At the same time, the economy continues to grow above trend. Fourth-quarter gross domestic product handily beat economists’ projections, showing a 3.3% real (inflation adjusted) annual rate of growth, which followed the previous quarter’s 4.9% blowout results.
Tom Porcelli, chief U.S. economist at PGIM Fixed Income, avers that the easing in inflation means the real fed-funds rate represents very tight policy. The “neutral” policy rate would be around 4%, though nobody can accurately tell what the elusive level is that neither boosts nor retards growth. But a bit of humility is called for, he adds in an interview, with no “Mission Accomplished” declarations.
The FOMC won’t have January jobs data, due the following Friday. The consensus among economists is another solid rise of 175,000 in nonfarm payrolls, down from December’s surprisingly strong 216,000, with a possible uptick of one-tenth in the jobless rate, to 3.8%. Pay is also a focus, and the Fed’s preferred measure, the Employment Cost Index, is out on Wednesday. The expectation: a 1% rise in the quarter. And the December Job Openings and Labor Turnover Survey should show further easing in openings.
The Treasury will outline its borrowing needs on Monday and the breakdown in its bill, note, and bond offerings on Wednesday. As I noted a few weeks ago, Uncle Sam’s decision to trim its offerings of longer-dated securities helped to kick off the big bond and stock rallies of late 2023. For now, corporations have been rushing to market to borrow at narrow spreads over risk-free government securities, with $168 billion issued in the month through Thursday, almost $10 billion above the total for January 2023.

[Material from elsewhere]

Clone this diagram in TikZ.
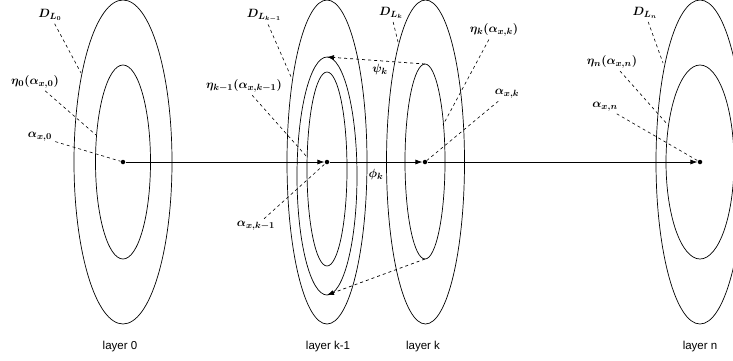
\documentclass[tikz,border=0pt]{standalone}
\usepackage{amsmath,amssymb,bm}
\usepackage{fontspec}
\usepackage{tikz}
\usetikzlibrary{arrows.meta,calc,positioning}
\newfontfamily\layerfont{Liberation Sans}

\begin{document}
\begin{tikzpicture}[x=1pt,y=-1pt,line width=0.7pt,>={Latex[length=7pt,width=5pt]},
    lead/.style={dashed,line width=0.6pt,shorten <=2pt},
    dot/.style={circle,fill,inner sep=0pt,minimum size=4.5pt},
    lbl/.style={font=\fontsize{13}{15}\selectfont,inner sep=1pt},
    layer/.style={font=\layerfont\fontsize{11.5}{13}\selectfont}]
  \clip (0,0) rectangle (733,360);
  % layer 0
  \draw (123,162) ellipse [x radius=49,y radius=162];
  \draw (123,162) ellipse [x radius=27.5,y radius=97];
  % layer k-1
  \draw (327,162) ellipse [x radius=40,y radius=162];
  \draw (327,176) ellipse [x radius=30,y radius=119];
  \draw (327,169) ellipse [x radius=20,y radius=97];
  % layer k
  \draw (425.5,162) ellipse [x radius=39,y radius=162];
  \draw (425,161.5) ellipse [x radius=20,y radius=97.5];
  % layer n
  \draw (700,162) ellipse [x radius=44,y radius=162];
  \draw (700,162) ellipse [x radius=34,y radius=97];

  % points on the chain
  \node[dot] (d0) at (123,162) {};
  \node[dot] (d1) at (327,162) {};
  \node[dot] (d2) at (425,162) {};
  \node[dot] (d3) at (700,162) {};
  \draw[->] (d0) -- (d1);
  \draw[->] (d1) -- (d2);
  \draw[->] (d2) -- (d3);
  \node[lbl] (phi) at (376,174) {$\bm{\phi_k}$};

  % psi between layer k and layer k-1
  \coordinate (ktop) at (425,64);
  \coordinate (kbot) at (425,259);
  \coordinate (mtop) at (327,57);
  \coordinate (mbot) at (327,295);
  \draw[dashed,->] (ktop) -- (mtop);
  \draw[dashed,->] (kbot) -- (mbot);
  \node[lbl] (psi) at (380,69) {$\bm{\psi_k}$};

  % labels
  \node[lbl] (dl0) at (50,15) {$\bm{D_{L_0}}$};
  \node[lbl] (eta0) at (35,82) {$\bm{\eta_0(\alpha_{x,0})}$};
  \node[lbl] (a0) at (40,137) {$\bm{\alpha_{x,0}}$};
  \node[lbl] (dlk1) at (264,15) {$\bm{D_{L_{k-1}}}$};
  \node[lbl] (etak1) at (244,86) {$\bm{\eta_{k-1}(\alpha_{x,k-1})}$};
  \node[lbl] (ak1) at (256,226) {$\bm{\alpha_{x,k-1}}$};
  \node[lbl] (dlk) at (391,13) {$\bm{D_{L_k}}$};
  \node[lbl] (etak) at (494,30) {$\bm{\eta_k(\alpha_{x,k})}$};
  \node[lbl] (ak) at (507,94) {$\bm{\alpha_{x,k}}$};
  \node[lbl] (dln) at (645,13) {$\bm{D_{L_n}}$};
  \node[lbl] (etan) at (612,62) {$\bm{\eta_n(\alpha_{x,n})}$};
  \node[lbl] (an) at (605,107) {$\bm{\alpha_{x,n}}$};

  \coordinate (p0) at (81,73);
  \coordinate (q0) at (96,135);
  \coordinate (p1) at (292,79);
  \coordinate (q1) at (307,157);
  \coordinate (p2) at (398,42);
  \coordinate (q2) at (443,125);
  \coordinate (p3) at (663,63);
  \coordinate (q3) at (668,125);
  \draw[lead] (dl0) -- (p0);
  \draw[lead] (eta0) -- (q0);
  \draw[lead] (a0) -- (d0);
  \draw[lead] (dlk1) -- (p1);
  \draw[lead] (etak1) -- (q1);
  \draw[lead] (ak1) -- (d1);
  \draw[lead] (dlk) -- (p2);
  \draw[lead] (etak) -- (q2);
  \draw[lead] (ak) -- (d2);
  \draw[lead] (dln) -- (p3);
  \draw[lead] (etan) -- (q3);
  \draw[lead] (an) -- (d3);

  % layer names
  \node[layer] (l0) at (120,347) {layer 0};
  \node[layer] (lk1) at (328,347) {layer k-1};
  \node[layer] (lk) at (423,347) {layer k};
  \node[layer] (ln) at (700,347) {layer n};
\end{tikzpicture}
\end{document}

These favorable borrowing terms, along with major averages ending the week at or near records, indicate easy financial conditions, which are a spur to growth. And while the fed-funds rate is a comfortable margin above inflation, it remains a half percentage point below the growth in nominal GDP of 5.8% last year, as measured in current dollars, notes Joseph Carson, former chief economist at AllianceBernstein, on his blog. There has never been a recession when the fed-funds rate was below nominal GDP over the past five decades, all of which have been quite eventful.